What the task requires
Extract the lines up to and including the one that contains "varfluer = [6, 1, 6, 6, 8]", starting with the first line of the entries below, and omit the pictures.

(Dataset items)

────────────────────

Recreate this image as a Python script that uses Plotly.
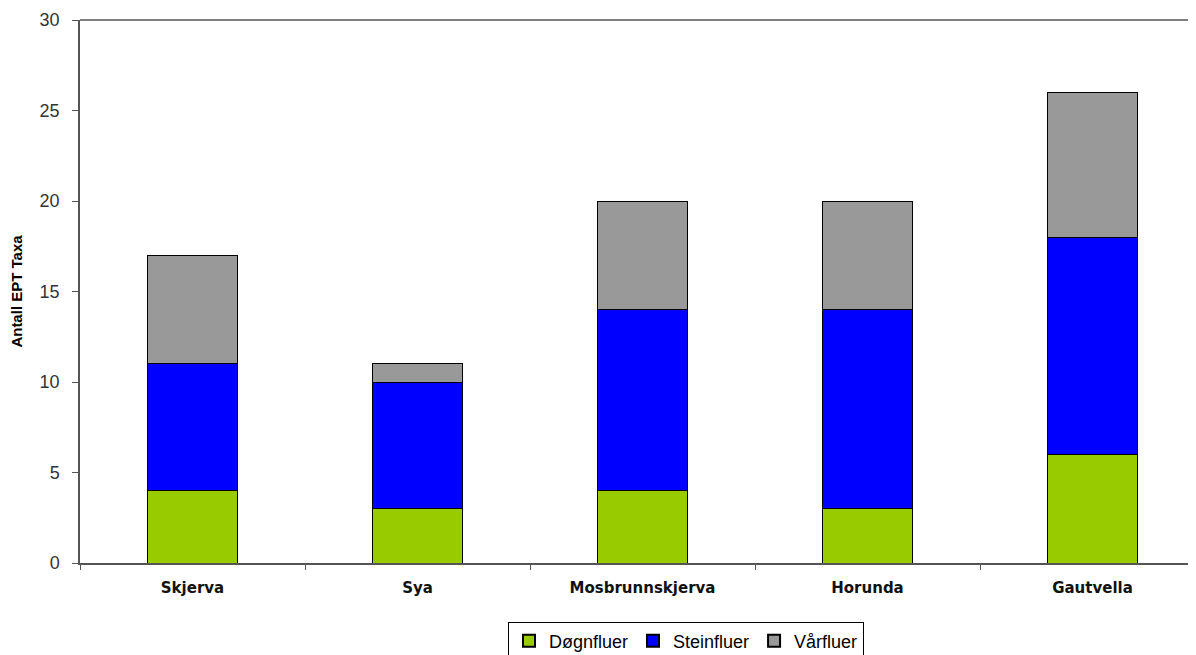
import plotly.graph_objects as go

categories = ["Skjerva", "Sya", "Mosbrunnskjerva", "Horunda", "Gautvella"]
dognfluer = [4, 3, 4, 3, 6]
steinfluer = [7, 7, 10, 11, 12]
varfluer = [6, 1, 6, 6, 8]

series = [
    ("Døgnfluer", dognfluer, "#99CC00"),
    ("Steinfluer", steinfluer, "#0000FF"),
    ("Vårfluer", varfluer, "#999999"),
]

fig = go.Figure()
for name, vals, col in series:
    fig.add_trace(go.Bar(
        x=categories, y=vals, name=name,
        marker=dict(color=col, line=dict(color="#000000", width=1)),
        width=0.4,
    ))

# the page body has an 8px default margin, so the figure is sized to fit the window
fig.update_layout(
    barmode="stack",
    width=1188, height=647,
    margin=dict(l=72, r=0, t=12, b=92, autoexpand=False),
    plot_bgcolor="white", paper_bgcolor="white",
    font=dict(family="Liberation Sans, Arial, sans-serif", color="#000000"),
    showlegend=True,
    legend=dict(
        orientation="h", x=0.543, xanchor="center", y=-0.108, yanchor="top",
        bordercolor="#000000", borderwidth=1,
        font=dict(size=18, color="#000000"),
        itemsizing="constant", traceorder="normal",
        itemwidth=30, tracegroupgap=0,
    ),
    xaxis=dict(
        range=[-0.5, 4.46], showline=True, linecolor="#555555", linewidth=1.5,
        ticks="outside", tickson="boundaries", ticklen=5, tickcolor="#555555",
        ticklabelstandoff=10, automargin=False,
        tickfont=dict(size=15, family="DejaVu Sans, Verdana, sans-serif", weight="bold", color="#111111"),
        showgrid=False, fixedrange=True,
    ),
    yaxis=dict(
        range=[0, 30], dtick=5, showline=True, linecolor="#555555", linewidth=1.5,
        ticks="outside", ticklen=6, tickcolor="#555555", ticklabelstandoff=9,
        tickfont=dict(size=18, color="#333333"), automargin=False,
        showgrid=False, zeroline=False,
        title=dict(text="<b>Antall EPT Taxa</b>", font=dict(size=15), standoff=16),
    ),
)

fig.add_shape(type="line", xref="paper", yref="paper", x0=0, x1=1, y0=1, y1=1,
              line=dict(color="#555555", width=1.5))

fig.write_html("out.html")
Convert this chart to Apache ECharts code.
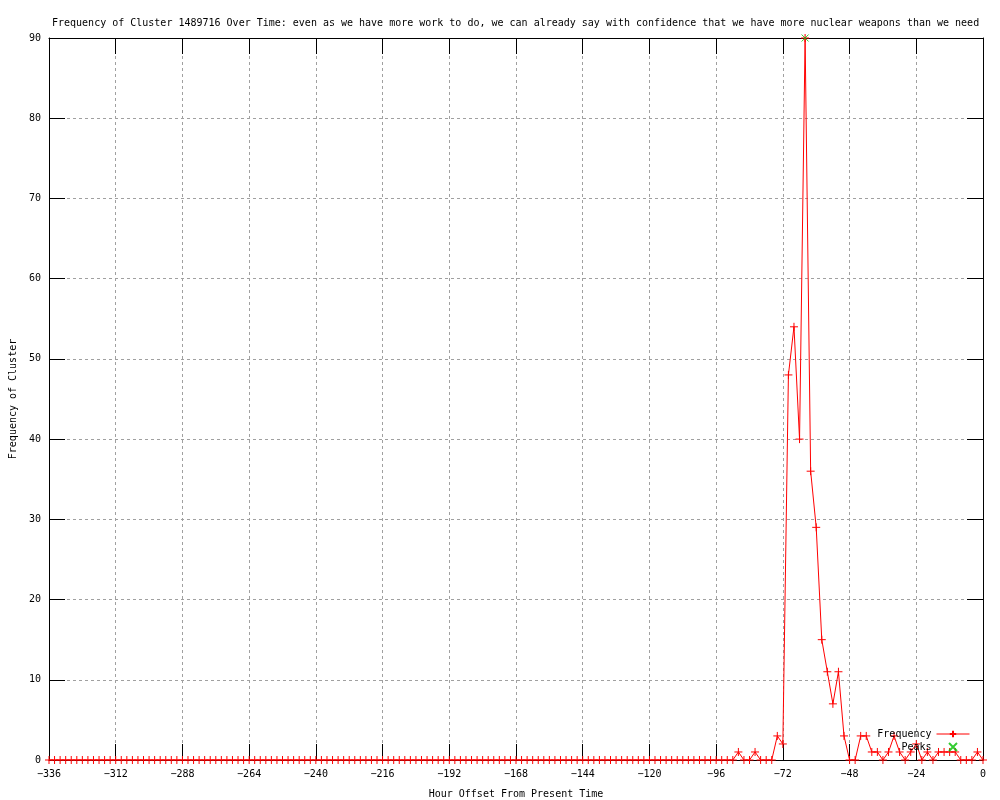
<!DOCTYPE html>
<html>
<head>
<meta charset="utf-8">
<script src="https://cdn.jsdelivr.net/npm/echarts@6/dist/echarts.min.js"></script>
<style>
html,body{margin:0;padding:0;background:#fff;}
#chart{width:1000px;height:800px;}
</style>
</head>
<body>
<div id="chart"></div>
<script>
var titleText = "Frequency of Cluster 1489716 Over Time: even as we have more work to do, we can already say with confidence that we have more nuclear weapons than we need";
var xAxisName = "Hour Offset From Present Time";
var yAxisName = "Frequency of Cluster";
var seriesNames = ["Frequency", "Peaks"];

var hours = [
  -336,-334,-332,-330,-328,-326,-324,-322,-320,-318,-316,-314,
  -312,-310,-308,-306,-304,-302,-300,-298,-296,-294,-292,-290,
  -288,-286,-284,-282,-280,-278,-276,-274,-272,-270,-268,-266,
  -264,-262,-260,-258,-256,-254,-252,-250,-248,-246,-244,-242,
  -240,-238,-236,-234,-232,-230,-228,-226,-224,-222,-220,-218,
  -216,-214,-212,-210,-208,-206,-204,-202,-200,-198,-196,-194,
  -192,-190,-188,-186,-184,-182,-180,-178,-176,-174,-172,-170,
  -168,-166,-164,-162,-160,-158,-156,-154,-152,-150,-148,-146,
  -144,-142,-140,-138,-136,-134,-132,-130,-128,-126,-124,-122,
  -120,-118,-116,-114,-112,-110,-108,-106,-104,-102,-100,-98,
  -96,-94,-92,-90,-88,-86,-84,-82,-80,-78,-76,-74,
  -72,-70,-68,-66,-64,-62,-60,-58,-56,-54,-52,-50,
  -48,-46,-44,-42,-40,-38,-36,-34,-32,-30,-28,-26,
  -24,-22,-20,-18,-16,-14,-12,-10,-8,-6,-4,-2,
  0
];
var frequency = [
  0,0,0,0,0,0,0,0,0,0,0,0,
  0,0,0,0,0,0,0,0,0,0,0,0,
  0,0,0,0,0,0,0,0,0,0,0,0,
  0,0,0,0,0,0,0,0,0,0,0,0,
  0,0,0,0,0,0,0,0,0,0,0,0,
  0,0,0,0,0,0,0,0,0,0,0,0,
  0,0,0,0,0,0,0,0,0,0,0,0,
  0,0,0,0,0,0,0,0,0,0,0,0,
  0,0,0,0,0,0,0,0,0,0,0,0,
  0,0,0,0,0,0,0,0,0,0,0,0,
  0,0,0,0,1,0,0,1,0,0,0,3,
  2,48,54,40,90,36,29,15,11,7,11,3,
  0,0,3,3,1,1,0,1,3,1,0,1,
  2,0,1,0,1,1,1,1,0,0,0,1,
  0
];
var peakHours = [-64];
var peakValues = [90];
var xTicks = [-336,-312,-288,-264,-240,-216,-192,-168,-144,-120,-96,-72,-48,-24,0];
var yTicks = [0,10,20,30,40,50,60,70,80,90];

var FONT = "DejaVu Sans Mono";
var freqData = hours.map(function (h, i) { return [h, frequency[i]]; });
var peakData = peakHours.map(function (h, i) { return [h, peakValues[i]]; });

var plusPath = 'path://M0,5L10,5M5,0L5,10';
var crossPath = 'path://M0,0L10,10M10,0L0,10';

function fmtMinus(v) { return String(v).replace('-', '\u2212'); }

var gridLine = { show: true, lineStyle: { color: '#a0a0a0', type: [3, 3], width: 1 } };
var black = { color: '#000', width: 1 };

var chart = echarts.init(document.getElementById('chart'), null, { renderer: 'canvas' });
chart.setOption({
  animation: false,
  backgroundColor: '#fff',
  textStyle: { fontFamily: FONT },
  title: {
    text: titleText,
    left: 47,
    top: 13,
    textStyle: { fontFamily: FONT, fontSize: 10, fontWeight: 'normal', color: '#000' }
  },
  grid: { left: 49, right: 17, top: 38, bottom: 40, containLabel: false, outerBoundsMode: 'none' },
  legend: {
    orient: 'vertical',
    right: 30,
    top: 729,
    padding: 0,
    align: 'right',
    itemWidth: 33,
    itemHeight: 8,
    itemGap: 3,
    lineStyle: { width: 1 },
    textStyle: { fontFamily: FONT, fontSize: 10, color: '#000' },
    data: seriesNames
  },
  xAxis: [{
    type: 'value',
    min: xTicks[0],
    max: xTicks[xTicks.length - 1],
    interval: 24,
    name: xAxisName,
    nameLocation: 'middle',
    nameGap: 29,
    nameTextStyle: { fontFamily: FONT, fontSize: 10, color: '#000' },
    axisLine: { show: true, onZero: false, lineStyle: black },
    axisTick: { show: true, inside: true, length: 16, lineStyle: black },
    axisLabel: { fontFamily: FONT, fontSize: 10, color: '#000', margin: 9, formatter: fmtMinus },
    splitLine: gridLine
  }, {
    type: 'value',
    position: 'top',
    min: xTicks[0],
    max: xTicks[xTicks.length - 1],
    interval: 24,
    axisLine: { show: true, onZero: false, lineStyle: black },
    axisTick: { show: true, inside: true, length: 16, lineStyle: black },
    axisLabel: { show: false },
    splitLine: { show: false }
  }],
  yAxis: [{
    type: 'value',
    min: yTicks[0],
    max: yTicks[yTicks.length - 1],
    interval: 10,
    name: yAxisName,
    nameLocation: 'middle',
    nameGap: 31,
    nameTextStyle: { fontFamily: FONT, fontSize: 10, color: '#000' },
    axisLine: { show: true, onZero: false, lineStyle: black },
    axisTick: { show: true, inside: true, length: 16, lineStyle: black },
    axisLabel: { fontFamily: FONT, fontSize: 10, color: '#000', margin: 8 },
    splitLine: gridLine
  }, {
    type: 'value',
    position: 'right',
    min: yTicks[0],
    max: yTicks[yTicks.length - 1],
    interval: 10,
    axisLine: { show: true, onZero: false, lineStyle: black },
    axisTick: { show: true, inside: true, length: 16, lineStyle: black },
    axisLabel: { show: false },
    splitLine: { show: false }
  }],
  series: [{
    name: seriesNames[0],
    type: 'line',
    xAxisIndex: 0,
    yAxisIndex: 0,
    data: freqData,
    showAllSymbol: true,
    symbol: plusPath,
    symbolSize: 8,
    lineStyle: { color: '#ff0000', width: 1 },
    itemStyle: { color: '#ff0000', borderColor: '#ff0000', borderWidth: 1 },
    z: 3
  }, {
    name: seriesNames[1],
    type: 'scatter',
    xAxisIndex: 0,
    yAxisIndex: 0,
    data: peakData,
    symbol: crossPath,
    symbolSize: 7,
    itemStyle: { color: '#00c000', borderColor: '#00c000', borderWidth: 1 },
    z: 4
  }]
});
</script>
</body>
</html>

────────────────────

Correct response
Recreate this image as a Python script that uses Plotly.
import plotly.graph_objects as go

categories = ["Skjerva", "Sya", "Mosbrunnskjerva", "Horunda", "Gautvella"]
dognfluer = [4, 3, 4, 3, 6]
steinfluer = [7, 7, 10, 11, 12]
varfluer = [6, 1, 6, 6, 8]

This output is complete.